My low expectations were demolished within the first five minutes. This movie is dead-on in its depiction of fandom and of acting has-beens. But as other viewers have said, it's not mean-spirited. The ultimate fans--the aliens--offer the actors a chance to become true heroes, and some human fans help the actors in the process.
"Galaxy Quest" walks the fine line between send-up and tribute, and it succeeds brilliantly at both. What can I say? It was even better than the popcorn!
Tell Your Children (1936)
The Gone with the Wind of 30's Exploitation Films
Because of 70's NORML propaganda falsely claiming that the FBI sponsored Reefer Madness, most viewers believe that this Exploitation classic was meant to be taken seriously.
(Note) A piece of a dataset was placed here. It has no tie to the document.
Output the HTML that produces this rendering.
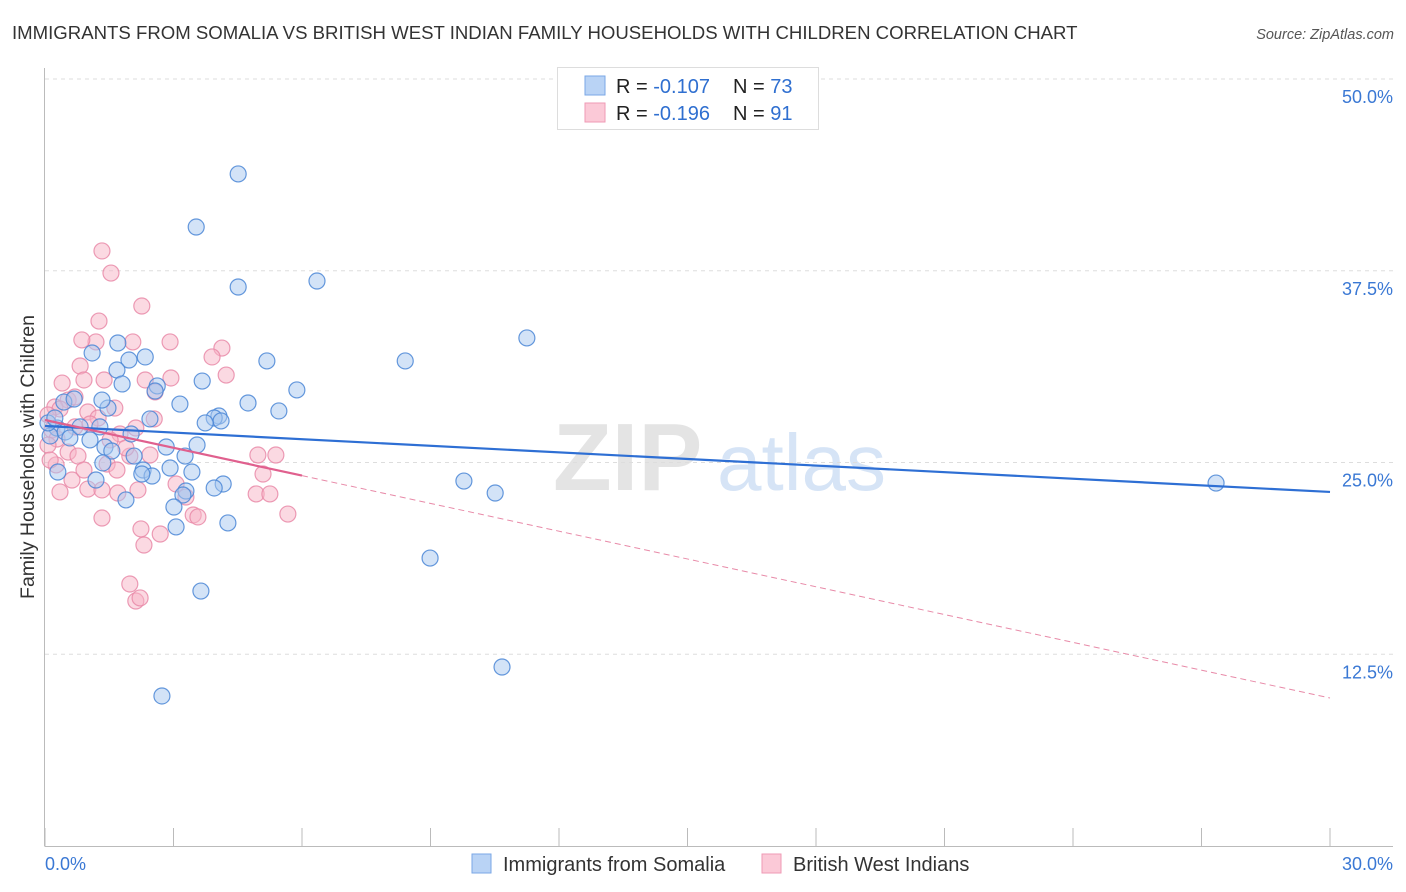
<!DOCTYPE html>
<html><head><meta charset="utf-8">
<style>
body{margin:0;background:#fff;font-family:"Liberation Sans",sans-serif;}
#wrap{position:relative;width:1406px;height:892px;overflow:hidden;}
svg text{font-family:"Liberation Sans",sans-serif;}
</style></head>
<body><div id="wrap" data-name="chart-container" data-interactable="false">
<svg id="chart" width="1406" height="892" data-name="correlation-chart" data-interactable="false">
<text x="12" y="39" font-size="18.6" fill="#333" data-name="chart-title" data-interactable="false">IMMIGRANTS FROM SOMALIA VS BRITISH WEST INDIAN FAMILY HOUSEHOLDS WITH CHILDREN CORRELATION CHART</text>
<text x="1394" y="39" font-size="14.5" fill="#555" font-style="italic" text-anchor="end" data-name="source-label" data-interactable="false">Source: ZipAtlas.com</text>
<g data-name="watermark" data-interactable="false">
<text x="553" y="490" font-size="96" fill="#e4e4e4" font-family="Liberation Serif" font-weight="bold">ZIP</text>
<text x="717" y="490" font-size="80" fill="#d6e4f6">atlas</text>
</g>
<g id="grid"></g>
<g id="axes"></g>
<g id="marks"></g>
<text transform="translate(34,457) rotate(-90)" font-size="19.5" fill="#333" text-anchor="middle" data-name="y-axis-title" data-interactable="false">Family Households with Children</text>
<g data-name="stats-legend" data-interactable="false">
<rect x="557.5" y="67.5" width="261" height="62" fill="#fff" stroke="#ddd"/>
<rect x="585" y="76" width="20" height="19" fill="#b9d3f5" stroke="#7aa7e6" data-name="legend-swatch-somalia" data-interactable="false"/>
<rect x="585" y="103" width="20" height="19" fill="#fbc9d7" stroke="#ef9ab4" data-name="legend-swatch-bwi" data-interactable="false"/>
<text x="616" y="93" font-size="20" fill="#222">R = <tspan fill="#2f6fd0">-0.107</tspan><tspan x="733">N = </tspan><tspan fill="#2f6fd0">73</tspan></text>
<text x="616" y="120" font-size="20" fill="#222">R = <tspan fill="#2f6fd0">-0.196</tspan><tspan x="733">N = </tspan><tspan fill="#2f6fd0"> 91</tspan></text>
</g>
<g data-name="bottom-legend" data-interactable="false">
<rect x="472" y="854" width="19" height="19" fill="#b9d3f5" stroke="#7aa7e6" data-name="legend-entry-somalia" data-interactable="true"/>
<text x="503" y="871" font-size="20" fill="#333">Immigrants from Somalia</text>
<rect x="762" y="854" width="19" height="19" fill="#fbc9d7" stroke="#ef9ab4" data-name="legend-entry-bwi" data-interactable="true"/>
<text x="793" y="871" font-size="20" fill="#333">British West Indians</text>
</g>
</svg>
<script>
const xTicks=[0,3,6,9,12,15,18,21,24,27,30];
const yTicks=[12.5,25,37.5,50];
const yTickLabels=["12.5%","25.0%","37.5%","50.0%"];
const somaliaX=[4.51,3.53,4.51,6.35,11.25,8.41,5.18,1.10,1.70,2.34,1.96,1.68,1.80,2.62,2.57,3.67,5.88,3.15,4.74,5.46,4.06,3.95,4.11,3.74,2.45,1.47,1.33,0.44,0.68,2.01,1.05,1.40,1.56,3.55,2.83,2.08,3.27,0.28,0.12,0.47,0.58,2.29,2.50,3.43,2.26,0.30,1.19,1.35,2.92,4.16,3.95,3.29,3.22,1.89,3.01,3.06,4.27,9.78,10.51,27.34,8.99,3.64,10.67,2.73,0.07,0.23,0.82,1.28];
const somaliaY=[43.81,40.35,36.44,36.83,33.12,31.62,31.62,32.14,32.79,31.88,31.68,31.03,30.12,29.99,29.66,30.31,29.73,28.81,28.88,28.36,28.03,27.90,27.71,27.58,27.84,28.55,29.07,28.94,29.14,26.86,26.47,26.01,25.75,26.14,26.01,25.42,25.42,27.25,26.73,26.99,26.60,24.51,24.12,24.38,24.25,24.38,23.86,24.97,24.64,23.60,23.34,23.14,22.88,22.56,22.10,20.80,21.06,23.79,23.01,23.66,18.77,16.62,11.67,9.78,27.58,27.90,27.32,27.32];
const bwiX=[1.33,1.54,2.26,1.26,1.19,0.86,2.05,2.92,4.13,3.90,0.82,0.91,1.38,0.40,2.34,2.94,2.57,4.23,0.54,0.70,0.23,0.35,1.00,1.24,1.63,2.55,0.07,0.16,0.28,0.70,1.05,1.75,2.12,0.54,0.77,1.45,1.68,1.98,0.26,0.35,1.00,1.33,1.70,2.17,4.97,5.39,5.09,3.06,3.29,3.46,3.57,4.93,5.25,5.67,1.33,2.24,2.69,2.31,1.98,2.12,2.22,0.07,0.12,0.63,0.91,1.52,1.89,2.45];
const bwiY=[38.79,37.35,35.20,34.22,32.86,32.99,32.86,32.86,32.46,31.88,31.29,30.38,30.38,30.18,30.38,30.51,29.60,30.70,29.07,29.27,28.62,28.49,28.29,27.90,28.55,27.84,28.10,27.12,26.53,27.32,27.51,26.86,27.25,25.68,25.42,24.90,24.51,25.42,24.84,23.08,23.27,23.21,23.01,23.21,25.49,25.49,24.25,23.60,22.75,21.58,21.45,22.95,22.95,21.64,21.38,20.67,20.34,19.62,17.08,15.97,16.17,26.14,25.16,23.86,24.51,26.47,25.95,25.49];
const somaliaTrend=[27.38,23.08];
const bwiTrend=[27.77,9.65];
const bwiSolidEnd=6;

const X0=45,X1=1330,Y0=846,YTOP=79;
const sx=v=>X0+(v-0)/30*(X1-X0);
const sy=v=>Y0-(v/50)*(Y0-YTOP);
const NS="http://www.w3.org/2000/svg";
function mk(tag,attrs,parent){const e=document.createElementNS(NS,tag);for(const k in attrs)e.setAttribute(k,attrs[k]);parent.appendChild(e);return e;}
const grid=document.getElementById('grid'),axes=document.getElementById('axes'),marks=document.getElementById('marks');
yTicks.forEach((t,i)=>{
 const l=mk('line',{x1:45,x2:1393,y1:sy(t),y2:sy(t),stroke:'#ddd','stroke-dasharray':'4,4'},grid);
 l.setAttribute('data-name','gridline-'+t);
 l.setAttribute('data-interactable','false');
 const tx=mk('text',{x:1393,y:sy(t)+24,'font-size':18,fill:'#3a78d4','text-anchor':'end'},axes);
 tx.textContent=yTickLabels[i];
 tx.setAttribute('data-name','y-tick-label');
 tx.setAttribute('data-interactable','false');
});
mk('line',{x1:44.5,x2:44.5,y1:68,y2:846,stroke:'#bbb'},axes).setAttribute('data-name','y-axis');
mk('line',{x1:44.5,x2:1393,y1:846.5,y2:846.5,stroke:'#bbb'},axes).setAttribute('data-name','x-axis');
xTicks.forEach(t=>{
 const l=mk('line',{x1:sx(t),x2:sx(t),y1:828,y2:846,stroke:'#bbb'},axes);
 l.setAttribute('data-name','x-tick');
 l.setAttribute('data-interactable','false');
});
const xl0=mk('text',{x:45,y:870,'font-size':18,fill:'#3a78d4'},axes);xl0.textContent=xTicks[0].toFixed(1)+'%';
xl0.setAttribute('data-name','x-tick-label-min');
xl0.setAttribute('data-interactable','false');
const xl1=mk('text',{x:1393,y:870,'font-size':18,fill:'#3a78d4','text-anchor':'end'},axes);xl1.textContent=xTicks[xTicks.length-1].toFixed(1)+'%';
xl1.setAttribute('data-name','x-tick-label-max');
xl1.setAttribute('data-interactable','false');
function dots(xs,ys,fill,stroke,name){
 xs.forEach((x,i)=>{
  const c=mk('circle',{cx:sx(x),cy:sy(ys[i]),r:8,fill:fill,'fill-opacity':0.5,stroke:stroke,'stroke-width':1.2,'stroke-opacity':0.85},marks);
  c.setAttribute('data-name',name);
  c.setAttribute('data-interactable','true');
 });
}
dots(bwiX,bwiY,'#f7b3c6','#e98aa8','bwi-point');
dots(somaliaX,somaliaY,'#a8c7f0','#4a86d6','somalia-point');
const sl=mk('line',{x1:sx(0),y1:sy(somaliaTrend[0]),x2:sx(30),y2:sy(somaliaTrend[1]),stroke:'#2e6fd4','stroke-width':2.2},marks);
sl.setAttribute('data-name','somalia-trendline');
sl.setAttribute('data-interactable','false');
const by=x=>bwiTrend[0]+(bwiTrend[1]-bwiTrend[0])*x/30;
const bs=mk('line',{x1:sx(0),y1:sy(by(0)),x2:sx(bwiSolidEnd),y2:sy(by(bwiSolidEnd)),stroke:'#e0608e','stroke-width':2.2},marks);
bs.setAttribute('data-name','bwi-trendline');
bs.setAttribute('data-interactable','false');
const bd=mk('line',{x1:sx(bwiSolidEnd),y1:sy(by(bwiSolidEnd)),x2:sx(30),y2:sy(by(30)),stroke:'#e88aa8','stroke-width':1,'stroke-dasharray':'6,4'},marks);
bd.setAttribute('data-name','bwi-trendline-extension');
bd.setAttribute('data-interactable','false');
</script>
</div></body></html>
Not so! Thelma White (Mae) has noted in interviews that the producers and director Louis Gasnier asked the cast to "hoke it up." The famous "Faster, Faster" scene is, in fact, a direct parody of a similar scene in the classic musical 42nd Street (a scene in which Dave O'Brien--Ralph in Reefer Madness--played a chorus boy).
So why make a cautionary tale, but do so tongue-in-cheek? Simple. To get around the Hays Code and show more skin than the Code allowed...but also to capitalize on the public's fear of drugs. Either way, the producers made a ton of money on the Exploitation circuit--more than covering their costs for this relatively expensive sub-Poverty Row production.
Made over the course of 3 weeks (most Exploitation films were shot in a few days), using an experienced director and a couple of talented actors who went on to have respectable careers in Hollywood, Reefer Madness is quite simply the finest Exploitation film to come out of the 30's.
The film's funny, is it? Well, the folks who made it thought so too. And they laughed all the way to the bank.